Former Elite, now Pro. ⛸️
Record Breaker
Joined
Jan 9, 2017
Country
Olympics
I was wondering if there is a type of training or coaching method that could actually help a young skater to develop resilience. On my opinion, resilience is key. It helps to balance self esteem and criticism and helps people to bounce back from difficult situation that everyone inevitably meet. Resilience is also very important in everyday life, but I don't think it's always taken seriously as it should. In order to test resilience someone has to deal with negative/ unpleasant aspects of life. Obviously a kid doesn't have the emotional maturity to evaluate events in an on objective manner. But what if he/she is taught to deal with negativity in a healthy way? Family should provide this at first, but coaches or teachers might contribute. Since they are part of a child education.

This is done in much of coaching after a certain point and level. There is also always the option to get a sports psychologist on board and that helps alot, esp with elite skaters.
 

kolyadafan2002

Fan of Kolyada
Final Flight
Joined
Jun 6, 2019
I was wondering if there is a type of training or coaching method that could actually help a young skater to develop resilience. On my opinion, resilience is key. It helps to balance self esteem and criticism and helps people to bounce back from difficult situation that everyone inevitably meet. Resilience is also very important in everyday life, but I don't think it's always taken seriously as it should. In order to test resilience someone has to deal with negative/ unpleasant aspects of life. Obviously a kid doesn't have the emotional maturity to evaluate events in an on objective manner. But what if he/she is taught to deal with negativity in a healthy way? Family should provide this at first, but coaches or teachers might contribute. Since they are part of a child education.

One thing that I've noticed is this:

With some skaters during runthroughs as soon as they mess up an element, their music is stopped, and then they redo the program. With some they have to continue with the mistakes. The one's continuing with the mistakes end up with better resilience in competition, Also important is to teach skaters to fall and never to pop. If they never learn to pop, they will end up better mentally.
 

Ducky

On the Ice
Joined
Feb 14, 2018
I was wondering if there is a type of training or coaching method that could actually help a young skater to develop resilience. On my opinion, resilience is key. It helps to balance self esteem and criticism and helps people to bounce back from difficult situation that everyone inevitably meet. Resilience is also very important in everyday life, but I don't think it's always taken seriously as it should. In order to test resilience someone has to deal with negative/ unpleasant aspects of life. Obviously a kid doesn't have the emotional maturity to evaluate events in an on objective manner. But what if he/she is taught to deal with negativity in a healthy way? Family should provide this at first, but coaches or teachers might contribute. Since they are part of a child education.

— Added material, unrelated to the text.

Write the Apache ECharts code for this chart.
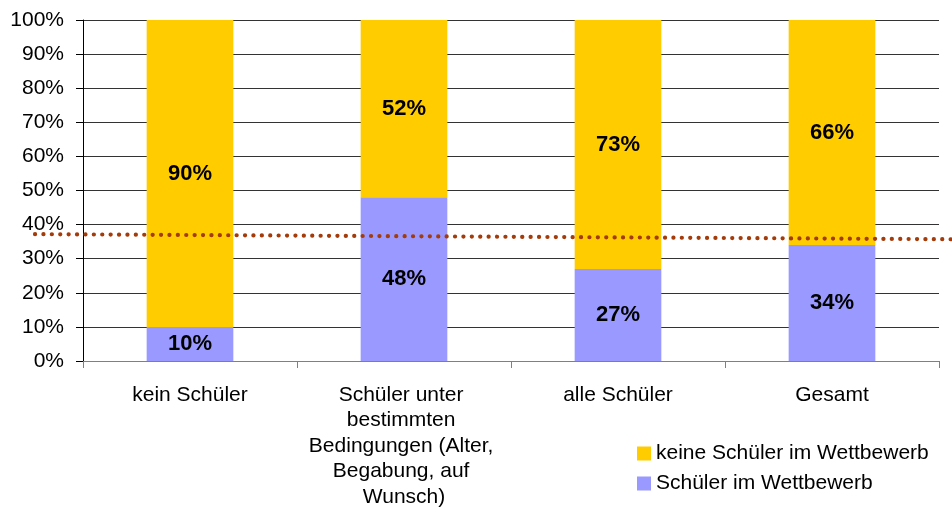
<!DOCTYPE html>
<html>
<head>
<meta charset="utf-8">
<script src="https://cdn.jsdelivr.net/npm/echarts@6/dist/echarts.min.js"></script>
<style>html,body{margin:0;padding:0;background:#fff}#c{width:952px;height:516px}</style>
</head>
<body>
<div id="c"></div>
<script>
var categories = ['kein Schüler', 'Schüler unter bestimmten Bedingungen (Alter, Begabung, auf Wunsch)', 'alle Schüler', 'Gesamt'];
var seriesNames = ['Schüler im Wettbewerb', 'keine Schüler im Wettbewerb'];
var schuelerIm = [10, 48, 27, 34];
var keineSchueler = [90, 52, 73, 66];
var refLine = [37.2, 35.7];
var yTicks = [0, 100, 10];

var font = '"Liberation Sans", Arial, sans-serif';
var chart = echarts.init(document.getElementById('c'));
chart.setOption({
  animation: false,
  textStyle: { fontFamily: font },
  grid: [
    { left: 83, right: 13, top: 20, bottom: 155 },
    { left: 35, right: 0, top: 20, bottom: 155 }
  ],
  legend: {
    orient: 'vertical', left: 637, top: 443, padding: 0,
    itemWidth: 14, itemHeight: 14, itemGap: 9,
    icon: 'rect',
    data: [seriesNames[1], seriesNames[0]],
    textStyle: { fontSize: 21, color: '#000', fontFamily: font }
  },
  xAxis: [
    {
      gridIndex: 0, type: 'category', data: categories,
      axisLine: { lineStyle: { color: '#808080', width: 1 } },
      axisTick: { show: true, length: 7, lineStyle: { color: '#808080' } },
      axisLabel: {
        color: '#000', fontSize: 21, fontFamily: font, margin: 21,
        width: 200, overflow: 'break', lineHeight: 25.5, interval: 0, align: 'center'
      }
    },
    { gridIndex: 1, type: 'value', min: 0, max: 1, show: false }
  ],
  yAxis: [
    {
      gridIndex: 0, type: 'value', min: yTicks[0], max: yTicks[1], interval: yTicks[2],
      axisLine: { show: true, lineStyle: { color: '#000' } },
      axisTick: { show: true, length: 7, lineStyle: { color: '#000' } },
      axisLabel: { formatter: '{value}%', color: '#000', fontSize: 21, fontFamily: font, margin: 19 },
      splitLine: { lineStyle: { color: '#333', width: 1 } }
    },
    { gridIndex: 1, type: 'value', min: yTicks[0], max: yTicks[1], show: false }
  ],
  series: [
    {
      name: seriesNames[0], type: 'bar', stack: 's', data: schuelerIm, barWidth: '40.5%',
      itemStyle: { color: '#9999FF' },
      label: { show: true, position: 'inside', formatter: '{c}%', fontSize: 22, fontWeight: 'bold', color: '#000', fontFamily: font }
    },
    {
      name: seriesNames[1], type: 'bar', stack: 's', data: keineSchueler, barWidth: '40.5%',
      itemStyle: { color: '#FFCC00' },
      label: { show: true, position: 'inside', formatter: '{c}%', fontSize: 22, fontWeight: 'bold', color: '#000', fontFamily: font }
    },
    {
      type: 'line', xAxisIndex: 1, yAxisIndex: 1, z: 10, symbol: 'none', silent: true,
      data: [[0, refLine[0]], [1, refLine[1]]],
      lineStyle: { color: '#A33C0A', width: 4.2, type: [0.1, 8.3], cap: 'round' }
    }
  ]
});
</script>
</body>
</html>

One thing more resilient people tend to do is put more emphasis on outside factors than internal ones. Framing difficult situations in that way -- you had a bad day of skating because you have x,y, and z going on vs you had a bad day of skating because you can't get x element right -- means that it's not them. There's always tomorrow when their head is clearer and there's always another attempt to be made.

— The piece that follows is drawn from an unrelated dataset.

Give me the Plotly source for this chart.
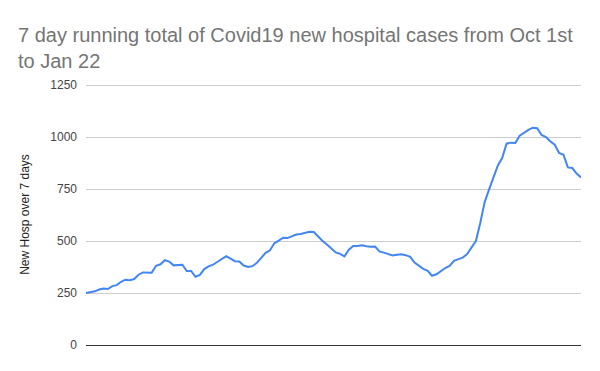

Also, try to avoid letting them stop a run-through because they messed up. You wouldn't do that in a competition or a performance so it's better to get in the habit of plowing through. (I used to practice music in this way: one run through of a song noting where I was having trouble along the way but not stopping, a run through where I stopped and worked on those sections i was messing up on until I had them down, and a final straight run through without any stops.) If you fall you fall, you miss a note or forget a step, you carry on because the rest of the performance CAN be saved.
 

Ducky

On the Ice
Joined
Feb 14, 2018
Sorry for the double post, but I wanted to share this VERY relevant paragraph from a newsletter I get, it's by a former Clinton campaign staffer who is now a doctoral candidate at the University of Oxford on the experience of having her goals and career path completely upended 4 years ago:

I've also picked up important life lessons in the course of this experience. Resilient people, like societies, have ambitious goals, but are also open to change when surprises or disruptions come along. Our generation will no doubt be working in a turbulent world for the rest of our careers, and we can't let any single shock, upset of moment of unemployment knock us down. Instead, we can find the opportunity in those personal crises to reexamine the issues we are most dedicated to ... and take chances on new ways to achieve our goals. And while we likely won't ever have happy memories of the shocks that left us reeling, we'll perhaps be grateful for the opportunities that we found them.
 

hanyuufan5

✨**:。*
Medalist
Joined
May 19, 2018
I think the best way to promote resilience is to treat them like they already have it, which I think all coaches do right from the start just by having skaters get up and try again if they fail.

Somehow, in the millennia before we started teaching resilience and self-esteem... people had more of it. IMO, teaching it expressly gives the message that it's not something once can have naturally (or at least not something that the person being taught has enough of) and that normal ups and downs and normal feelings are lack of resilience or lack of self-esteem. People are stronger than they get credit for, including kids.